Digiboo Launches, Taking on Redbox with Flash Drives

Mar 20 2012

Digiboo

Redbox knocks out one kiosk rental competitor and another one springs up in it's place. The Morgan Freeman-backed Digiboo movie rental service has launched with kiosks in a handful of airports. Digiboo plans to expand to 7000 kiosks over the next three years, though presumably not just at airports. The basic concept may be similar to Redbox, but there are some fundamental differences. The most obvious difference is the decision to go with digital files that you download to a flash drive rather than discs. The standard definition movie files weigh in at about 900 MB per hour and at this point can only be played back on a Windows PC with Windows Media Player that has been authorized over the Internet with Digiboo's servers. Mac and Android support is in the pipeline, however. The second difference is the $3.99 rental fee, though to be fair, it is a 48 hour rental and you have 30 days to start watching the movie and trigger the rental period. Obviously a big part of the goal is to provide a better selection of movies without the attendant inventory management of DVDs and Blu-Ray discs, but it should be interesting to see if Digiboo can convince users that they offer a solution as convenient as Redbox's. Anyone interested in taking their USB drive down to the Circle K to rent a movie?

Judging by its quirky name, you'd think Digiboo is anything but an à la carte video service hoping to fight it out with the famed Redbox, or even Qwikster Netflix. The outfit's kiosks allow you to grab a two-day rental from a 700-plus film menu for $3.99, while $14.99 makes any title yours to own. 

Engadget

Comments

$3.99 for an SD movie might work in an airport, but that won't fly on the street.  Redbox FTW!

 

The location makes sense.  Appealing to a person in a low bandwidth area like an airport and offering them some entertainment while waiting for a flight or to take on a flight.  It's not a bad market and I could see them making decent money off travelers.  I don't see it expanding into other areas where people have fast internet connections or want discs because computers confuse them.

 

I never buy anything in an airport terminal unless I absolutely have to.  Everything is grossly overpriced because they literally have a captive audience.  However, if someone is willing to pony up the cash for a private viewing of a movie inflight then I can see the attraction. 

Inflight movies are a complete joke, IMHO.  I've never been on a flight where every LCD display was even remotely calibrated for consistency.  I'd rather watch a movie on my laptop than whatever garbage the're displaying on those horrid little screens.

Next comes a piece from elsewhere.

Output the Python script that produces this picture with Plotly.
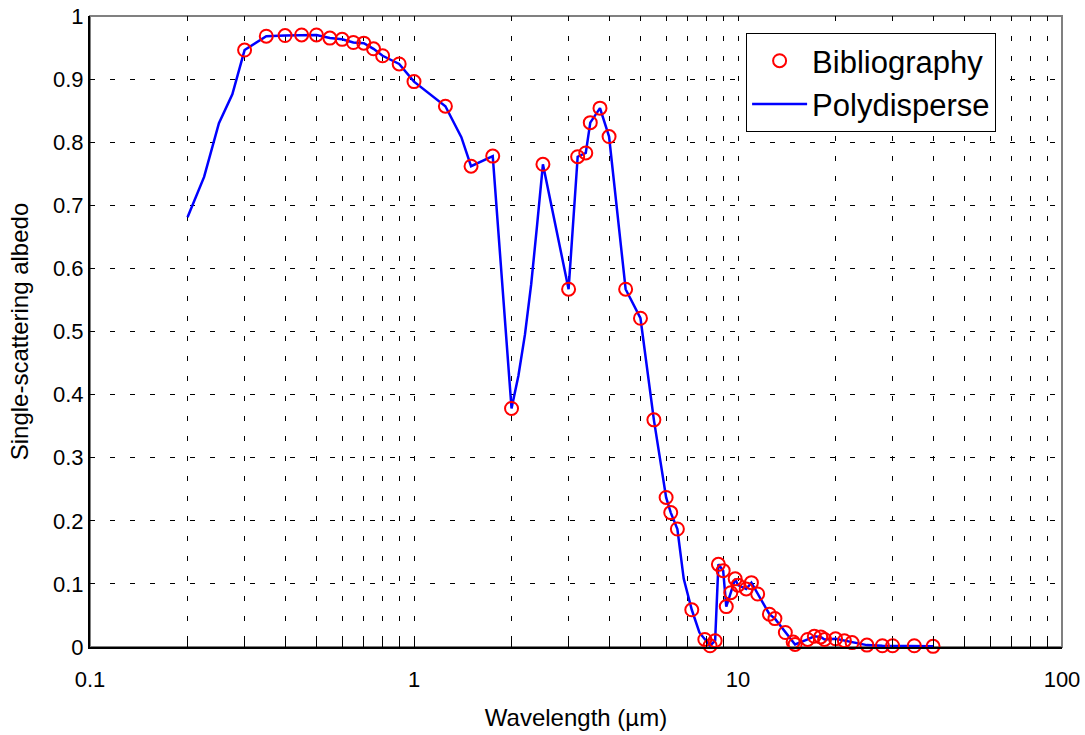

I like the idea of being able to download movies onto a flash drive from a kiosk, but only if the price is competitive with Redbox or NetFlix and the original quality has not been compromised.  No way in heck am I going to pay $3.99 for a standard def movie that's been compressed.  Problem is, aren't all flash drives formatted for FAT32?  If so then it would be impossible to download most Blu-Ray movies without compressing them or else they wouldn't fit on the drive.  I forget what the maximum file size is for FAT32, but isn't it somewhere around 2GB?

captain_video wrote:

I like the idea of being able to download movies onto a flash drive from a kiosk, but only if the price is competitive with Redbox or NetFlix and the original quality has not been compromised.  No way in heck am I going to pay $3.99 for a standard def movie that's been compressed.  Problem is, aren't all flash drives formatted for FAT32?  If so then it would be impossible to download most Blu-Ray movies without compressing them or else they wouldn't fit on the drive.  I forget what the maximum file size is for FAT32, but isn't it somewhere around 2GB?

 

FAT32 only can handle 256GB. FAT16B and FAT32 is limited to 4GB.

I haven't had trouble with large files on flash drives. I've put ISOs on them that were much larger than 2 gig. My concern is that it would take quite some time to transfer a 1080P to a thumb drive. Hopefully the machine would support USB3.

Should have mentioned it in the article. The Digiboo machines do support USB 3.0.